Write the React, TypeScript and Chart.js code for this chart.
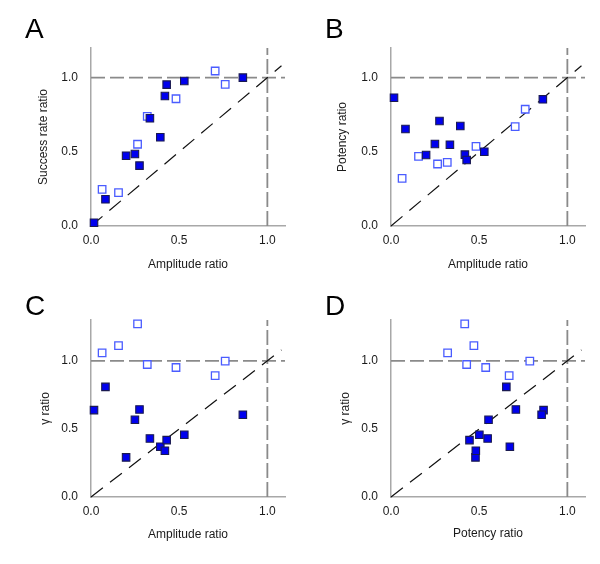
import React, { useEffect, useRef } from "react";
import { Chart, registerables } from "chart.js";

Chart.register(...registerables);

// Filled squares
const filledAmplitude = [0.017, 0.082, 0.199, 0.249, 0.275, 0.334, 0.393, 0.419, 0.429, 0.529, 0.861];
const filledSuccess = [0.022, 0.18, 0.474, 0.485, 0.407, 0.726, 0.598, 0.876, 0.953, 0.978, 1.0];
const filledPotency = [0.865, 0.654, 0.479, 0.553, 0.708, 0.548, 0.674, 0.481, 0.445, 0.501, 0.854];
const filledGamma = [0.638, 0.809, 0.291, 0.567, 0.643, 0.43, 0.369, 0.34, 0.418, 0.457, 0.604];

// Open squares
const openAmplitude = [0.063, 0.156, 0.264, 0.319, 0.482, 0.704, 0.761];
const openSuccess = [0.247, 0.225, 0.551, 0.739, 0.858, 1.045, 0.955];
const openPotency = [0.321, 0.47, 0.418, 0.429, 0.537, 0.67, 0.787];
const openGamma = [1.059, 1.112, 1.271, 0.973, 0.951, 0.892, 0.998];

const tickValues = [0, 0.5, 1.0];
const panelLetters = ["A", "B", "C", "D"];
const xTitles = ["Amplitude ratio", "Amplitude ratio", "Amplitude ratio", "Potency ratio"];
const yTitles = ["Success rate ratio", "Potency ratio", "\u03b3 ratio", "\u03b3 ratio"];

const X_MAX = 1.1;
const DIAG_END = 1.08;
const FONT = "'Liberation Sans', Arial, Helvetica, sans-serif";

type PanelCfg = {
  letter: string;
  fx: number[];
  fy: number[];
  ox: number[];
  oy: number[];
  xTitle: string;
  yTitle: string;
  yMax: number;
  top: number;
  xHeight: number;
  xTitlePad: number;
  yTitlePad: number;
  letterBase: number;
};

const panels: PanelCfg[] = [
  { letter: panelLetters[0], fx: filledAmplitude, fy: filledSuccess, ox: openAmplitude, oy: openSuccess, xTitle: xTitles[0], yTitle: yTitles[0], yMax: 1.2, top: 48, xHeight: 56, xTitlePad: 10, yTitlePad: 36, letterBase: 38 },
  { letter: panelLetters[1], fx: filledAmplitude, fy: filledPotency, ox: openAmplitude, oy: openPotency, xTitle: xTitles[1], yTitle: yTitles[1], yMax: 1.2, top: 48, xHeight: 56, xTitlePad: 10, yTitlePad: 35, letterBase: 38 },
  { letter: panelLetters[2], fx: filledAmplitude, fy: filledGamma, ox: openAmplitude, oy: openGamma, xTitle: xTitles[2], yTitle: yTitles[2], yMax: 1.3, top: 38, xHeight: 67, xTitlePad: 22, yTitlePad: 38, letterBase: 33 },
  { letter: panelLetters[3], fx: filledPotency, fy: filledGamma, ox: openPotency, oy: openGamma, xTitle: xTitles[3], yTitle: yTitles[3], yMax: 1.3, top: 38, xHeight: 67, xTitlePad: 23, yTitlePad: 38, letterBase: 33 },
];

function Panel({ cfg }: { cfg: PanelCfg }) {
  const ref = useRef<HTMLCanvasElement | null>(null);
  useEffect(() => {
    if (!ref.current) return;
    const letterPlugin = {
      id: "letter",
      afterDraw(chart: any) {
        const ctx = chart.ctx;
        ctx.save();
        ctx.fillStyle = "#000";
        ctx.font = `28px ${FONT}`;
        ctx.textBaseline = "alphabetic";
        ctx.textAlign = "left";
        ctx.fillText(cfg.letter, 25, cfg.letterBase);
        ctx.restore();
      },
    };
    const gray = "#8a8a8a";
    const chart = new Chart(ref.current, {
      type: "scatter",
      data: {
        datasets: [
          {
            label: "filled",
            data: cfg.fx.map((x, i) => ({ x, y: cfg.fy[i] })),
            pointStyle: "rect",
            pointRadius: 5.3,
            backgroundColor: "#0000ee",
            borderColor: "#1a1a50",
            borderWidth: 1.1,
            clip: false,
          } as any,
          {
            label: "open",
            data: cfg.ox.map((x, i) => ({ x, y: cfg.oy[i] })),
            pointStyle: "rect",
            pointRadius: 5.3,
            backgroundColor: "#ffffff",
            borderColor: "#4a5cff",
            borderWidth: 1.3,
            clip: false,
          } as any,
          {
            label: "diag",
            data: [{ x: 0, y: 0 }, { x: DIAG_END, y: DIAG_END }],
            showLine: true,
            borderColor: "#111",
            borderWidth: 1.2,
            borderDash: [15, 9],
            pointRadius: 0,
            clip: false,
          } as any,
          {
            label: "h1",
            data: [{ x: 0, y: 1 }, { x: X_MAX, y: 1 }],
            showLine: true,
            borderColor: gray,
            borderWidth: 1.8,
            borderDash: [14, 5],
            pointRadius: 0,
            clip: false,
          } as any,
          {
            label: "v1",
            data: [{ x: 1, y: 0 }, { x: 1, y: cfg.yMax }],
            showLine: true,
            borderColor: gray,
            borderWidth: 1.8,
            borderDash: [15, 4],
            pointRadius: 0,
            clip: false,
          } as any,
        ],
      },
      options: {
        responsive: false,
        animation: false,
        devicePixelRatio: 1,
        layout: { padding: { left: 0, top: cfg.top, right: 15, bottom: 0 } },
        plugins: { legend: { display: false }, tooltip: { enabled: false } },
        scales: {
          x: {
            type: "linear",
            min: 0,
            max: X_MAX,
            afterBuildTicks: (s: any) => {
              s.ticks = tickValues.map((v) => ({ value: v }));
            },
            afterFit: (s: any) => {
              s.height = cfg.xHeight;
            },
            ticks: {
              callback: (v: any) => Number(v).toFixed(1),
              color: "#1a1a1a",
              font: { size: 12, family: FONT },
              padding: 7,
              maxRotation: 0,
              autoSkip: false,
            },
            grid: { display: false, drawTicks: false },
            border: { display: true, color: "#a8a8a8", width: 1.5 },
            title: {
              display: true,
              text: cfg.xTitle,
              color: "#1a1a1a",
              font: { size: 12, family: FONT },
              padding: { top: 0, bottom: cfg.xTitlePad },
            },
          },
          y: {
            type: "linear",
            min: 0,
            max: cfg.yMax,
            afterBuildTicks: (s: any) => {
              s.ticks = tickValues.map((v) => ({ value: v }));
            },
            afterFit: (s: any) => {
              s.width = 91;
            },
            ticks: {
              callback: (v: any) => Number(v).toFixed(1),
              color: "#1a1a1a",
              font: { size: 12, family: FONT },
              padding: 13,
              autoSkip: false,
            },
            grid: { display: false, drawTicks: false },
            border: { display: true, color: "#a8a8a8", width: 1.5 },
            title: {
              display: true,
              text: cfg.yTitle,
              color: "#1a1a1a",
              font: { size: 12, family: FONT },
              padding: { top: cfg.yTitlePad, bottom: 0 },
            },
          },
        },
      } as any,
      plugins: [letterPlugin],
    });
    return () => chart.destroy();
  }, [cfg]);
  return <canvas ref={ref} width={300} height={282} style={{ display: "block", width: 300, height: 282 }} />;
}

export default function App() {
  return (
    <div
      style={{
        position: "absolute",
        left: 0,
        top: 0,
        width: 600,
        height: 564,
        background: "#fff",
        display: "grid",
        gridTemplateColumns: "300px 300px",
        gridTemplateRows: "282px 282px",
      }}
    >
      {panels.map((p) => (
        <Panel key={p.letter} cfg={p} />
      ))}
    </div>
  );
}
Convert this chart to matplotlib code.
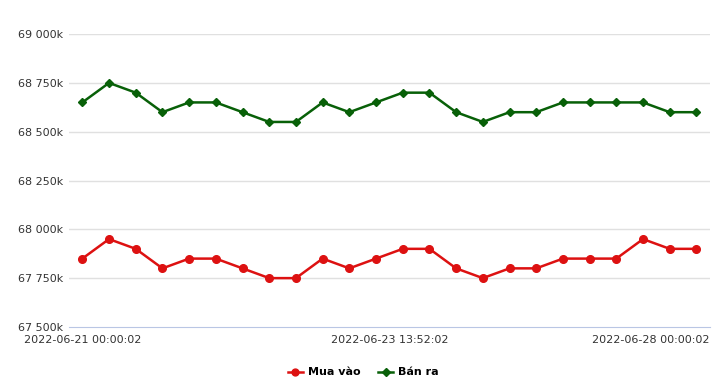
☆ ☆ ☆ ☆
The records above should be reproduced exactly, with no pictures included.

Write the React, TypeScript and Chart.js code for this chart.
import React, { useEffect, useRef } from "react";
import { Chart, registerables } from "chart.js";

Chart.register(...registerables);

// Filled squares
const filledAmplitude = [0.017, 0.082, 0.199, 0.249, 0.275, 0.334, 0.393, 0.419, 0.429, 0.529, 0.861];
const filledSuccess = [0.022, 0.18, 0.474, 0.485, 0.407, 0.726, 0.598, 0.876, 0.953, 0.978, 1.0];
const filledPotency = [0.865, 0.654, 0.479, 0.553, 0.708, 0.548, 0.674, 0.481, 0.445, 0.501, 0.854];
const filledGamma = [0.638, 0.809, 0.291, 0.567, 0.643, 0.43, 0.369, 0.34, 0.418, 0.457, 0.604];

// Open squares
const openAmplitude = [0.063, 0.156, 0.264, 0.319, 0.482, 0.704, 0.761];
const openSuccess = [0.247, 0.225, 0.551, 0.739, 0.858, 1.045, 0.955];
const openPotency = [0.321, 0.47, 0.418, 0.429, 0.537, 0.67, 0.787];
const openGamma = [1.059, 1.112, 1.271, 0.973, 0.951, 0.892, 0.998];

const tickValues = [0, 0.5, 1.0];
const panelLetters = ["A", "B", "C", "D"];
const xTitles = ["Amplitude ratio", "Amplitude ratio", "Amplitude ratio", "Potency ratio"];
const yTitles = ["Success rate ratio", "Potency ratio", "\u03b3 ratio", "\u03b3 ratio"];

const X_MAX = 1.1;
const DIAG_END = 1.08;
const FONT = "'Liberation Sans', Arial, Helvetica, sans-serif";

type PanelCfg = {
  letter: string;
  fx: number[];
  fy: number[];
  ox: number[];
  oy: number[];
  xTitle: string;
  yTitle: string;
  yMax: number;
  top: number;
  xHeight: number;
  xTitlePad: number;
  yTitlePad: number;
  letterBase: number;
};

const panels: PanelCfg[] = [
  { letter: panelLetters[0], fx: filledAmplitude, fy: filledSuccess, ox: openAmplitude, oy: openSuccess, xTitle: xTitles[0], yTitle: yTitles[0], yMax: 1.2, top: 48, xHeight: 56, xTitlePad: 10, yTitlePad: 36, letterBase: 38 },
  { letter: panelLetters[1], fx: filledAmplitude, fy: filledPotency, ox: openAmplitude, oy: openPotency, xTitle: xTitles[1], yTitle: yTitles[1], yMax: 1.2, top: 48, xHeight: 56, xTitlePad: 10, yTitlePad: 35, letterBase: 38 },
  { letter: panelLetters[2], fx: filledAmplitude, fy: filledGamma, ox: openAmplitude, oy: openGamma, xTitle: xTitles[2], yTitle: yTitles[2], yMax: 1.3, top: 38, xHeight: 67, xTitlePad: 22, yTitlePad: 38, letterBase: 33 },
  { letter: panelLetters[3], fx: filledPotency, fy: filledGamma, ox: openPotency, oy: openGamma, xTitle: xTitles[3], yTitle: yTitles[3], yMax: 1.3, top: 38, xHeight: 67, xTitlePad: 23, yTitlePad: 38, letterBase: 33 },
];

function Panel({ cfg }: { cfg: PanelCfg }) {
  const ref = useRef<HTMLCanvasElement | null>(null);
  useEffect(() => {
    if (!ref.current) return;
    const letterPlugin = {
      id: "letter",
      afterDraw(chart: any) {
        const ctx = chart.ctx;
        ctx.save();
        ctx.fillStyle = "#000";
        ctx.font = `28px ${FONT}`;
        ctx.textBaseline = "alphabetic";
        ctx.textAlign = "left";
        ctx.fillText(cfg.letter, 25, cfg.letterBase);
        ctx.restore();
      },
    };
    const gray = "#8a8a8a";
    const chart = new Chart(ref.current, {
      type: "scatter",
      data: {
        datasets: [
          {
            label: "filled",
            data: cfg.fx.map((x, i) => ({ x, y: cfg.fy[i] })),
            pointStyle: "rect",
            pointRadius: 5.3,
            backgroundColor: "#0000ee",
            borderColor: "#1a1a50",
            borderWidth: 1.1,
            clip: false,
          } as any,
          {
            label: "open",
            data: cfg.ox.map((x, i) => ({ x, y: cfg.oy[i] })),
            pointStyle: "rect",
            pointRadius: 5.3,
            backgroundColor: "#ffffff",
            borderColor: "#4a5cff",
            borderWidth: 1.3,
            clip: false,
          } as any,
          {
            label: "diag",
            data: [{ x: 0, y: 0 }, { x: DIAG_END, y: DIAG_END }],
            showLine: true,
            borderColor: "#111",
            borderWidth: 1.2,
            borderDash: [15, 9],
            pointRadius: 0,
            clip: false,
          } as any,
          {
            label: "h1",
            data: [{ x: 0, y: 1 }, { x: X_MAX, y: 1 }],
            showLine: true,
            borderColor: gray,
            borderWidth: 1.8,
            borderDash: [14, 5],
            pointRadius: 0,
            clip: false,
          } as any,
          {
            label: "v1",
            data: [{ x: 1, y: 0 }, { x: 1, y: cfg.yMax }],
            showLine: true,
            borderColor: gray,
            borderWidth: 1.8,
            borderDash: [15, 4],
            pointRadius: 0,
            clip: false,
          } as any,
        ],
      },
      options: {
        responsive: false,
        animation: false,
        devicePixelRatio: 1,
        layout: { padding: { left: 0, top: cfg.top, right: 15, bottom: 0 } },
        plugins: { legend: { display: false }, tooltip: { enabled: false } },
        scales: {
          x: {
            type: "linear",
            min: 0,
            max: X_MAX,
            afterBuildTicks: (s: any) => {
              s.ticks = tickValues.map((v) => ({ value: v }));
            },
            afterFit: (s: any) => {
              s.height = cfg.xHeight;
            },
            ticks: {
              callback: (v: any) => Number(v).toFixed(1),
              color: "#1a1a1a",
              font: { size: 12, family: FONT },
              padding: 7,
              maxRotation: 0,
              autoSkip: false,
            },
            grid: { display: false, drawTicks: false },
            border: { display: true, color: "#a8a8a8", width: 1.5 },
            title: {
              display: true,
              text: cfg.xTitle,
              color: "#1a1a1a",
              font: { size: 12, family: FONT },
              padding: { top: 0, bottom: cfg.xTitlePad },
            },
          },
          y: {
            type: "linear",
            min: 0,
            max: cfg.yMax,
            afterBuildTicks: (s: any) => {
              s.ticks = tickValues.map((v) => ({ value: v }));
            },
            afterFit: (s: any) => {
              s.width = 91;
            },
            ticks: {
              callback: (v: any) => Number(v).toFixed(1),
              color: "#1a1a1a",
              font: { size: 12, family: FONT },
              padding: 13,
              autoSkip: false,
            },
            grid: { display: false, drawTicks: false },
            border: { display: true, color: "#a8a8a8", width: 1.5 },
            title: {
              display: true,
              text: cfg.yTitle,
              color: "#1a1a1a",
              font: { size: 12, family: FONT },
              padding: { top: cfg.yTitlePad, bottom: 0 },
            },
          },
        },
      } as any,
      plugins: [letterPlugin],
    });
    return () => chart.destroy();
  }, [cfg]);
  return <canvas ref={ref} width={300} height={282} style={{ display: "block", width: 300, height: 282 }} />;
}

export default function App() {
  return (
    <div
      style={{
        position: "absolute",
        left: 0,
        top: 0,
        width: 600,
        height: 564,
        background: "#fff",
        display: "grid",
        gridTemplateColumns: "300px 300px",
        gridTemplateRows: "282px 282px",
      }}
    >
      {panels.map((p) => (
        <Panel key={p.letter} cfg={p} />
      ))}
    </div>
  );
}
Convert this chart to matplotlib code.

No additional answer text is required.